EXERCISE DATA.
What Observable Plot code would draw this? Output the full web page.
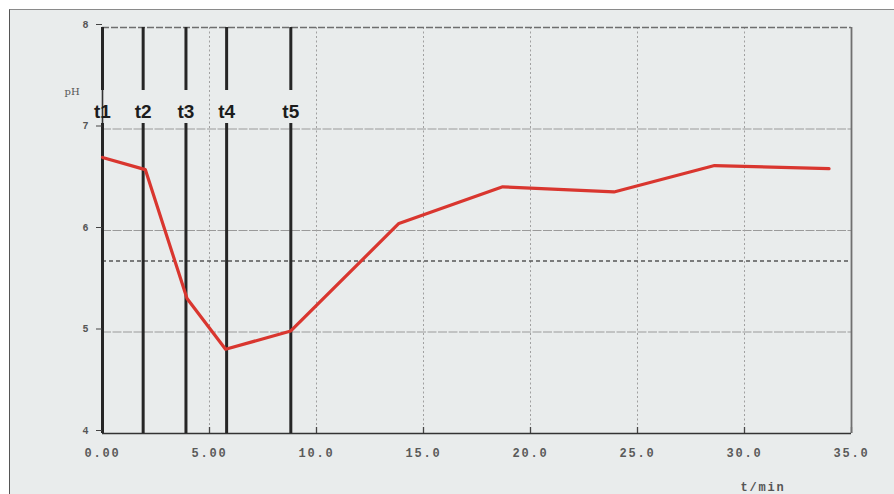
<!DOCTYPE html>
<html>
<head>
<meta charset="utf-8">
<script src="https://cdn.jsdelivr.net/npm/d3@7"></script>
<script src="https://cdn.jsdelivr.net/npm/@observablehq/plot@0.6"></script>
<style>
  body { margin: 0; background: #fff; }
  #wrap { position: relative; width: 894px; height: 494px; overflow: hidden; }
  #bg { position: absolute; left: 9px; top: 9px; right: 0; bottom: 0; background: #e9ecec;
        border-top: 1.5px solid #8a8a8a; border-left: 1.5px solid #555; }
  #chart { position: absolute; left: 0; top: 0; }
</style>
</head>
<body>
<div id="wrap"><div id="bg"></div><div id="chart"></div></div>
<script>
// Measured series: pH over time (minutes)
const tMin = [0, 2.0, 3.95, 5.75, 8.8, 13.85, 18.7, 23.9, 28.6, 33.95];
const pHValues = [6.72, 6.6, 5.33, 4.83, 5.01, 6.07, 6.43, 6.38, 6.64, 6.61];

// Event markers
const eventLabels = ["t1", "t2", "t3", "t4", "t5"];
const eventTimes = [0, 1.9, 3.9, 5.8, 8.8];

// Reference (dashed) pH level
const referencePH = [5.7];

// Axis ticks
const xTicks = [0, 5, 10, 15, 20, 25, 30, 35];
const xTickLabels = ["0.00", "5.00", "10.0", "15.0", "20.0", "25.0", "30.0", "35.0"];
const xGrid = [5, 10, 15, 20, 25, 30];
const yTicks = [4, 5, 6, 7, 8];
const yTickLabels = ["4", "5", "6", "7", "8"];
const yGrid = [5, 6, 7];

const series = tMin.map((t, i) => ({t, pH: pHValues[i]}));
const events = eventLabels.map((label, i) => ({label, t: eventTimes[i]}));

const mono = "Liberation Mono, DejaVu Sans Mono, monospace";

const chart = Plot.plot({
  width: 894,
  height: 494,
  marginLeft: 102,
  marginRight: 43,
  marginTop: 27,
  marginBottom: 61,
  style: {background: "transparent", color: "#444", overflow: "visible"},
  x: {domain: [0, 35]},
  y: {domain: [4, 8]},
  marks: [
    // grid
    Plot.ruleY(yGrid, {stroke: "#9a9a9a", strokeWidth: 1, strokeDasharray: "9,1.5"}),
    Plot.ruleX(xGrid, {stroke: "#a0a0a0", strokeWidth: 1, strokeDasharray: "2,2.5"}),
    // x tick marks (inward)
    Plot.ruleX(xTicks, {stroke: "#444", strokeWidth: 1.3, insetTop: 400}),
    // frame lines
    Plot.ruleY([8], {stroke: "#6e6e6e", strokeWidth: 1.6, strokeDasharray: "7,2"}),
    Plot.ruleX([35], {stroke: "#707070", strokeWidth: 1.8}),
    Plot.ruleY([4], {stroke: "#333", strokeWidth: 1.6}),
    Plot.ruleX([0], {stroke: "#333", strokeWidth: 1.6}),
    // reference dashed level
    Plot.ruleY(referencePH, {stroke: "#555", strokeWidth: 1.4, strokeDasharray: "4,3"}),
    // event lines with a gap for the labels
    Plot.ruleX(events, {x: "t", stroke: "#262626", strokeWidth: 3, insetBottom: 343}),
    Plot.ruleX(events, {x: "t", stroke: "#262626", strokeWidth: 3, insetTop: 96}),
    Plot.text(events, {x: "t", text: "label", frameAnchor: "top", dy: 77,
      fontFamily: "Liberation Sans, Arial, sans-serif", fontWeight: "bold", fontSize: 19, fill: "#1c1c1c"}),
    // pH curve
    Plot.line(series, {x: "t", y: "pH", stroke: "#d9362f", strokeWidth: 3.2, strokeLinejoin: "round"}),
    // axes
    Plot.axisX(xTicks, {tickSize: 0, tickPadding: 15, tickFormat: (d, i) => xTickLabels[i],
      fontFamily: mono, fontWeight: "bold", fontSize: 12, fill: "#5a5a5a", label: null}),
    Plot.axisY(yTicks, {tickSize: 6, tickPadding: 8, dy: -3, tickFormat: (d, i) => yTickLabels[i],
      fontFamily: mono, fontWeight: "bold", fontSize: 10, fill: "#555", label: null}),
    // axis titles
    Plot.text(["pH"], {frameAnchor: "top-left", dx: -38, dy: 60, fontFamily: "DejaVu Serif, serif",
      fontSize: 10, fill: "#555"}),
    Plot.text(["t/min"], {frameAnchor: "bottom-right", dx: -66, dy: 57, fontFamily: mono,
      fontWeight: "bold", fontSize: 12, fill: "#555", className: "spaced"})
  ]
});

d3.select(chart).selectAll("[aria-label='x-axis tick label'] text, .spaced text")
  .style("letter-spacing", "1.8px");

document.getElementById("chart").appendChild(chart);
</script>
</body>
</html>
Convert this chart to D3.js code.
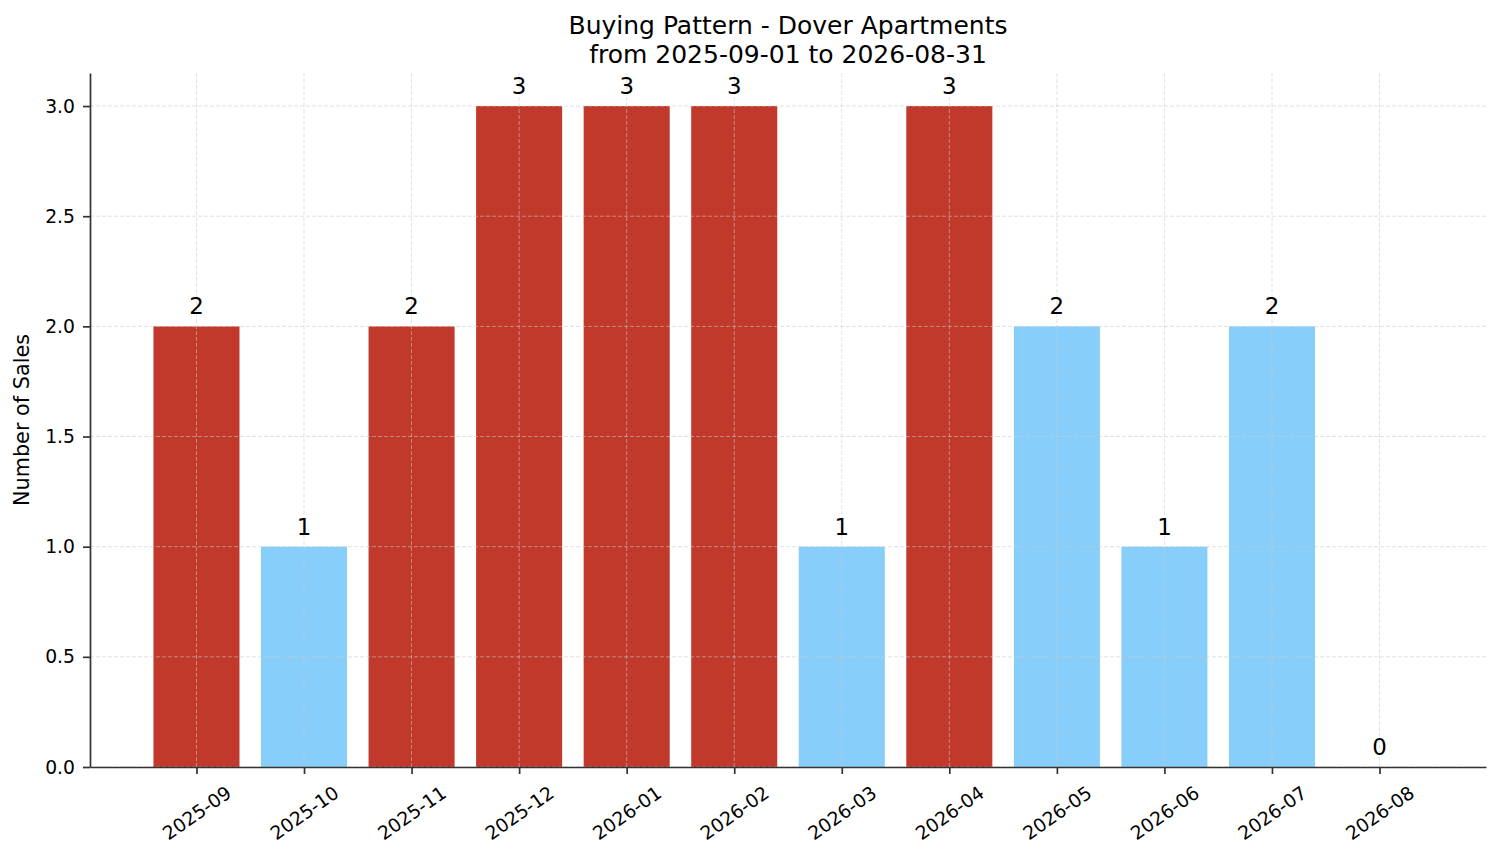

WHAT YOU ARE ASKED TO DO.
Print exactly the first line of the entries and every line after it through the one that contains "const eventTimes = [0, 1.9, 3.9, 5.8, 8.8];", leaving the pictures out.

ANSWER BELOW.
What Observable Plot code would draw this? Output the full web page.
<!DOCTYPE html>
<html>
<head>
<meta charset="utf-8">
<script src="https://cdn.jsdelivr.net/npm/d3@7"></script>
<script src="https://cdn.jsdelivr.net/npm/@observablehq/plot@0.6"></script>
<style>
  body { margin: 0; background: #fff; }
  #wrap { position: relative; width: 894px; height: 494px; overflow: hidden; }
  #bg { position: absolute; left: 9px; top: 9px; right: 0; bottom: 0; background: #e9ecec;
        border-top: 1.5px solid #8a8a8a; border-left: 1.5px solid #555; }
  #chart { position: absolute; left: 0; top: 0; }
</style>
</head>
<body>
<div id="wrap"><div id="bg"></div><div id="chart"></div></div>
<script>
// Measured series: pH over time (minutes)
const tMin = [0, 2.0, 3.95, 5.75, 8.8, 13.85, 18.7, 23.9, 28.6, 33.95];
const pHValues = [6.72, 6.6, 5.33, 4.83, 5.01, 6.07, 6.43, 6.38, 6.64, 6.61];

// Event markers
const eventLabels = ["t1", "t2", "t3", "t4", "t5"];
const eventTimes = [0, 1.9, 3.9, 5.8, 8.8];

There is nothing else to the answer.